Work to be completed: Everything from the first line of the data through the line with "const colors = ['#4F81BD', '#66FF33', '#FFC000', '#6FA0DC'];" is to be echoed exactly, minus the pictures.
--- begin Source excerpt ---
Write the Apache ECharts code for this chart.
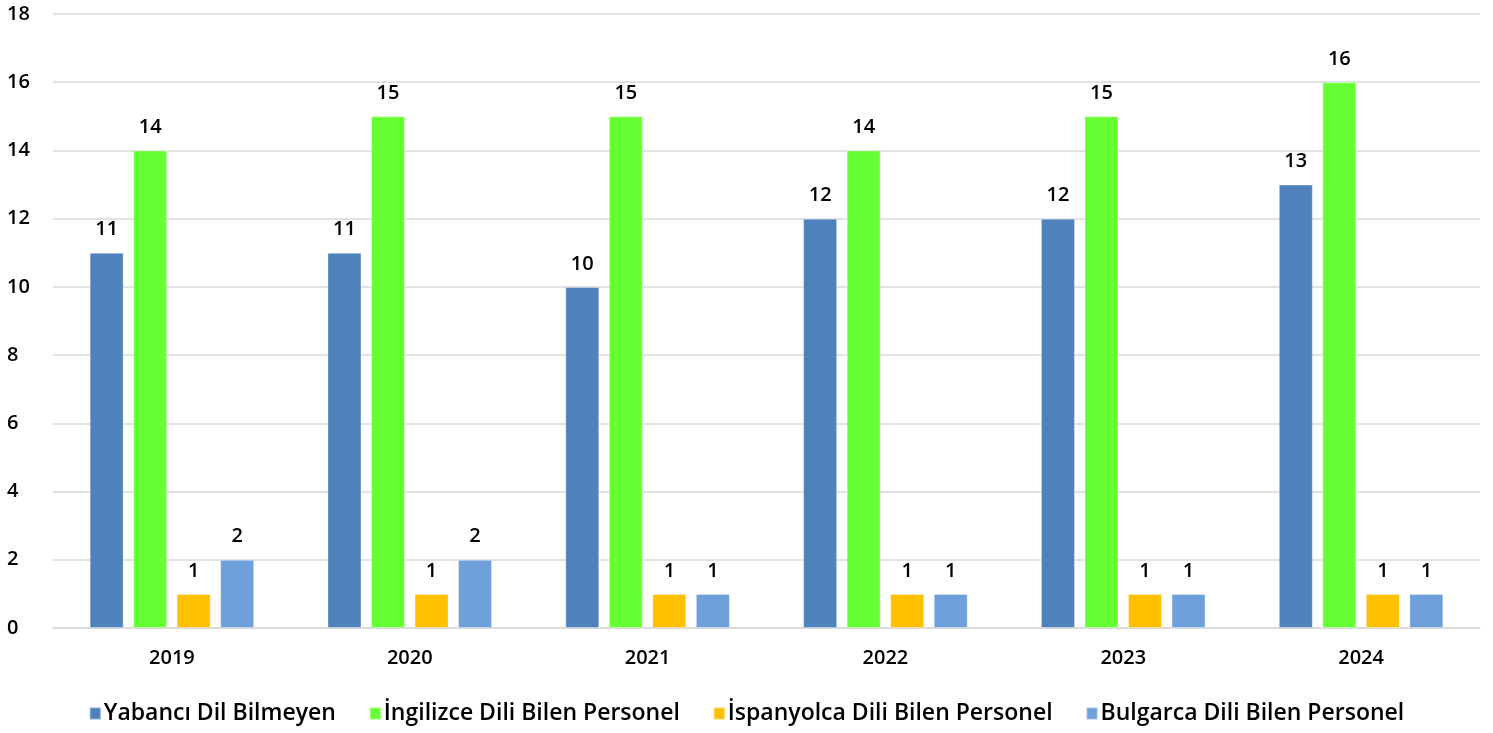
<!DOCTYPE html>
<html>
<head>
<meta charset="utf-8">
<script src="https://cdn.jsdelivr.net/npm/echarts@6/dist/echarts.min.js"></script>
<style>
html,body{margin:0;padding:0;background:#fff;}
#chart{width:1493px;height:733px;}
</style>
</head>
<body>
<div id="chart"></div>
<script>
const years = ['2019', '2020', '2021', '2022', '2023', '2024'];
const seriesNames = ['Yabancı Dil Bilmeyen', 'İngilizce Dili Bilen Personel', 'İspanyolca Dili Bilen Personel', 'Bulgarca Dili Bilen Personel'];
const yabanci = [11, 11, 10, 12, 12, 13];
const ingilizce = [14, 15, 15, 14, 15, 16];
const ispanyolca = [1, 1, 1, 1, 1, 1];
const bulgarca = [2, 2, 1, 1, 1, 1];
const colors = ['#4F81BD', '#66FF33', '#FFC000', '#6FA0DC'];

const FONT = '"Open Sans"';
const chart = echarts.init(document.getElementById('chart'));
const values = [yabanci, ingilizce, ispanyolca, bulgarca];
const series = values.map((d, i) => ({
  name: seriesNames[i],
  type: 'bar',
  data: d,
  barWidth: 34,
  barGap: '28%',
  itemStyle: { color: colors[i], borderColor: 'rgba(255,255,255,0.35)', borderWidth: 1 },
  label: {
    show: true, position: 'top', distance: 13,
    color: '#000', fontFamily: FONT, fontSize: 20, fontWeight: 600
  }
}));
chart.setOption({
  animation: false,
  color: colors,
  grid: { left: 53, right: 13, top: 14, bottom: 105, containLabel: false },
  legend: {
    bottom: 3, left: 'center',
    itemWidth: 11, itemHeight: 12, itemGap: 33,
    icon: 'rect',
    textStyle: { color: '#000', fontFamily: FONT, fontSize: 23, fontWeight: 600, padding: [0, 0, 0, -2] },
    data: seriesNames
  },
  xAxis: {
    type: 'category', data: years,
    axisLine: { lineStyle: { color: '#d9d9d9', width: 1.5 } },
    axisTick: { show: false },
    axisLabel: { color: '#000', fontFamily: FONT, fontSize: 20, fontWeight: 600, margin: 20 }
  },
  yAxis: {
    type: 'value', min: 0, max: 18, interval: 2,
    axisLine: { show: false }, axisTick: { show: false },
    splitLine: { lineStyle: { color: '#d9d9d9', width: 1.5 } },
    axisLabel: { color: '#000', fontFamily: FONT, fontSize: 20, fontWeight: 600, margin: 46, align: 'left' }
  },
  series: series
});
</script>
</body>
</html>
--- end Source excerpt ---
Full response:
Write the Apache ECharts code for this chart.
<!DOCTYPE html>
<html>
<head>
<meta charset="utf-8">
<script src="https://cdn.jsdelivr.net/npm/echarts@6/dist/echarts.min.js"></script>
<style>
html,body{margin:0;padding:0;background:#fff;}
#chart{width:1493px;height:733px;}
</style>
</head>
<body>
<div id="chart"></div>
<script>
const years = ['2019', '2020', '2021', '2022', '2023', '2024'];
const seriesNames = ['Yabancı Dil Bilmeyen', 'İngilizce Dili Bilen Personel', 'İspanyolca Dili Bilen Personel', 'Bulgarca Dili Bilen Personel'];
const yabanci = [11, 11, 10, 12, 12, 13];
const ingilizce = [14, 15, 15, 14, 15, 16];
const ispanyolca = [1, 1, 1, 1, 1, 1];
const bulgarca = [2, 2, 1, 1, 1, 1];
const colors = ['#4F81BD', '#66FF33', '#FFC000', '#6FA0DC'];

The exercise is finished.